Um dos pensadores italianos mais devotados à filosofia e, sobretudo, à causa animal, foi o professor Piero Martinetti, nascido Pier Federico Giuseppe Celestino Mario Martinetti, na província de Torino, em 1872. Foi ele que, como poucos, conseguiu compreender o alcance da expressão “piedade”, de modo a estendê-la aos animais.
Martinetti surgiu na academia com a publicação de Introduzione alla metafisica, em 1902, tornando-se na maturidade opositor do emergente regime fascista, o que lhe custou, aliás, alguns dias na prisão. Estudioso das obras de Kant e Shopenhauer, das quais foi tradutor, aprofundou-se em Spinoza, cumprindo assim uma singular trilogia filosófica.
Importa dizer que deixou à posteridade dois livros sobre o tema dos animais: La psiche degli animali (A psique dos animais) e Pietà per gli animali (Piedade para com os animais), nos quais propõe uma moral mais justa e generosa, capaz de acolher, indistintamente, todos os seres da natureza. Vegetariano, também escreveu Breviario spirituale, um belíssimo ensaio sobre a sensibilidade animal, em que afirma que os animais são seres sensíveis capazes de moralidade, de afeto e de gratidão.
Sustentava ele, já naquele tempo, que os animais sencientes – porque dotados de um sistema nervoso – possuem intelecto e consciência, sendo, portanto, suscetíveis a dores e sofrimentos. No texto de Pietá, publicado em 1920, o autor faz menção, por exemplo, à manifesta inteligência dos cães, dos cavalos e à impressionante capacidade de organização das formigas e de muitos insetos, o que nos revela sua visão da alteridade, em que os animais merecem ser respeitados pelo que simplemente são.
Ao rebater, com peculiar magnitude, as teorias que negavam alma, sentimento, sensibilidade e inteligência aos animais, Piero Martinetti dizia que “os grandes espíritos veem o mundo que o vulgar não vê, um mundo mais vasto, mais rico, mais verdadeiro.”
Nas singelas páginas de Pietà verso gli animali, as palavras ganham a força de uma revelação:
“O animal é dotado tanto de intelecto quanto de consciência e, por isso, o seu sofrimento deve suscitar no homem uma profunda piedade. Não somente a conduta dos animais, mas seus próprios comportamentos, gestos e fisionomia revelam neles a existência de uma vida interior: uma vida talvez diversa e distante da nossa, mas dotada de consciência, de modo que não pode ser reduzida a um simples mecanismo fisiológico.”

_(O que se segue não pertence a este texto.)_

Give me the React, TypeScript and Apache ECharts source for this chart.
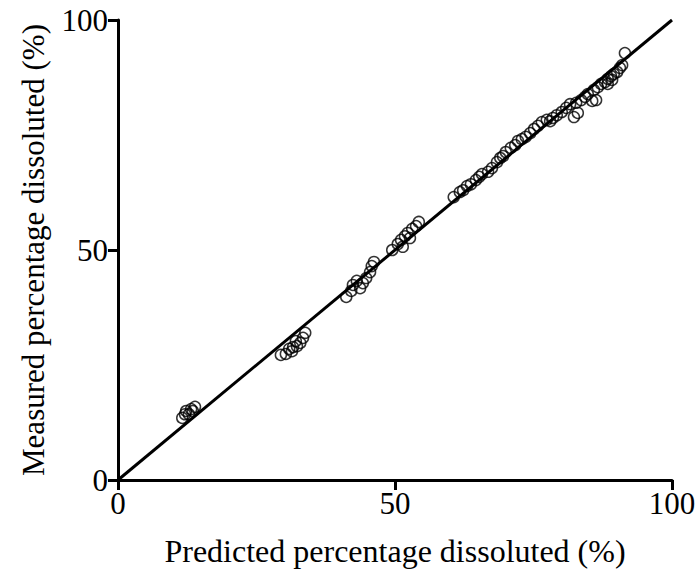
import React, { useEffect, useRef } from "react";
import * as echarts from "echarts";

const xTicks = [0, 50, 100];
const yTicks = [0, 50, 100];

const predicted = [
  11.6, 12.3, 12.8, 13.2, 13.9, 12.1, 13.5,
  29.4, 30.3, 30.9, 31.6, 32.3, 32.9, 33.4, 33.8, 32.1, 31.4,
  41.2, 42.1, 42.4, 43.1, 43.7, 44.2, 44.8, 45.5, 45.8, 46.2,
  49.5, 50.5, 51.1, 51.8, 52.3, 53.1, 53.8, 54.3, 51.4, 52.7,
  60.6, 61.7, 62.3, 63.0, 63.7, 64.6, 65.2, 65.7, 66.8, 67.5, 68.4, 69.0, 69.5, 70.0,
  70.9, 71.7, 72.2, 72.9, 73.6, 74.4, 75.1, 75.8, 76.5, 77.4, 78.0, 78.5, 79.2, 80.1,
  80.9, 81.6, 82.3, 83.0, 82.7, 83.6, 84.3, 84.8, 85.6, 86.3, 85.9, 86.6, 87.2, 87.9,
  88.4, 89.0, 89.5, 90.1, 90.6, 91.0, 91.5, 88.4, 89.2,
];

const measured = [
  13.5, 15.0, 14.3, 15.4, 15.9, 14.3, 15.0,
  27.2, 27.4, 28.5, 28.9, 29.1, 29.8, 30.9, 32.0, 30.2, 28.0,
  39.8, 41.1, 42.4, 43.3, 41.7, 42.8, 43.9, 45.2, 46.5, 47.4,
  50.0, 51.3, 52.2, 53.0, 53.7, 54.6, 55.2, 56.1, 50.7, 52.6,
  61.5, 62.6, 63.0, 63.9, 64.3, 65.2, 65.9, 66.5, 67.0, 67.8, 69.1, 70.0, 70.4, 71.3,
  72.2, 72.8, 73.7, 74.1, 74.6, 75.4, 76.3, 77.0, 77.8, 78.3, 78.0, 78.7, 79.3, 80.0,
  80.9, 81.7, 78.9, 79.8, 82.0, 82.6, 83.3, 83.9, 82.4, 82.6, 84.8, 85.4, 86.1, 86.5,
  87.2, 87.8, 88.3, 88.7, 89.6, 90.2, 92.8, 86.1, 87.0,
];

const identityLine = [
  [0, 0],
  [100, 100],
];

const FONT = "'Liberation Serif', 'DejaVu Serif', serif";

export default function App() {
  const ref = useRef<HTMLDivElement>(null);

  useEffect(() => {
    if (!ref.current) return;
    document.body.style.margin = "0";
    document.body.style.overflow = "hidden";
    document.documentElement.style.overflow = "hidden";
    const chart = echarts.init(ref.current, null, { renderer: "svg" });
    const points = predicted.map((p, i) => [p, measured[i]]);
    chart.setOption({
      animation: false,
      backgroundColor: "#ffffff",
      grid: { left: 118, right: 28, top: 20, bottom: 95 },
      xAxis: {
        type: "value",
        min: xTicks[0],
        max: xTicks[xTicks.length - 1],
        interval: 50,
        name: "Predicted percentage dissoluted (%)",
        nameLocation: "middle",
        nameGap: 55,
        nameTextStyle: { fontFamily: FONT, fontSize: 32, color: "#000" },
        axisLine: { show: true, onZero: false, lineStyle: { color: "#000", width: 3 } },
        axisTick: { show: true, inside: false, length: 10, lineStyle: { color: "#000", width: 3 } },
        axisLabel: { fontFamily: FONT, fontSize: 31, color: "#000", margin: 8 },
        splitLine: { show: false },
      },
      yAxis: {
        type: "value",
        min: yTicks[0],
        max: yTicks[yTicks.length - 1],
        interval: 50,
        name: "Measured percentage dissoluted (%)",
        nameLocation: "middle",
        nameGap: 69,
        nameTextStyle: { fontFamily: FONT, fontSize: 31, color: "#000" },
        axisLine: { show: true, onZero: false, lineStyle: { color: "#000", width: 3 } },
        axisTick: { show: true, inside: false, length: 10, lineStyle: { color: "#000", width: 3 } },
        axisLabel: { fontFamily: FONT, fontSize: 31, color: "#000", margin: 10 },
        splitLine: { show: false },
      },
      series: [
        {
          type: "line",
          data: identityLine,
          symbol: "none",
          lineStyle: { color: "#000", width: 3 },
          z: 1,
        },
        {
          type: "scatter",
          data: points,
          symbol: "circle",
          symbolSize: 11,
          itemStyle: { color: "rgba(255,255,255,0)", borderColor: "#000", borderWidth: 1.5 },
          z: 2,
        },
      ],
    });
    return () => chart.dispose();
  }, []);

  return <div ref={ref} style={{ width: 700, height: 575 }} />;
}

Para exprimir a grandiosidade desse autor italiano, merecem transcrição os excelentes comentários de Alessandro di Chiara, autor do prefácio de Pietà:
“Para Martinetti, a dor dos animais assim como o sofrimento dos inocentes testemunha o mistério da existência e ao mesmo tempo revela o aspecto trágico da realidade, na qual o problema do mal, do ‘misteryum iniquitatis’, confirma a maldade e a aparência do mundo fenomênico. Diante dessas insuperáveis dificuldades que assinalam a vida, Martinetti propõe uma moral superior, na qual a justiça e a caridade orientem o homem além de uma Ética baseada em um fundamento religioso. Por esse motivo, a piedade representa, para ele, o verdadeiro símbolo da união que deve ocorrer entre o homem, a natureza e os animais, porque somente por meio da união de todos os espíritos individuais poderemos alcançar o realizar a virtude moral; trata-se de iludir a forma empírica da experiência temporal para procurar uma dimensão do eterno à qual possam aspirar todos os seres viventes.”
Segundo bem definiu o filósofo Norberto Bobbio, o saber de Martinetti se expressa em três direções: 1) no desprezo pelo clamor mundano; 2) na comunhão religiosa com o todo universal; e 3) no silencioso exercício da meditação interior.
Tamanho era seu sentimento de amor e piedade pelos animais que Piero Martinetti, falecido em 1943, dispôs em testamento a doação de vultosa contribuição financeira à Sociedade Protetora dos Animais. Seu legado maior, todavia, já havia sido deixado em vida. Foi uma pérola das letras, sua singela obra-prima chamada Pietá per gli animale.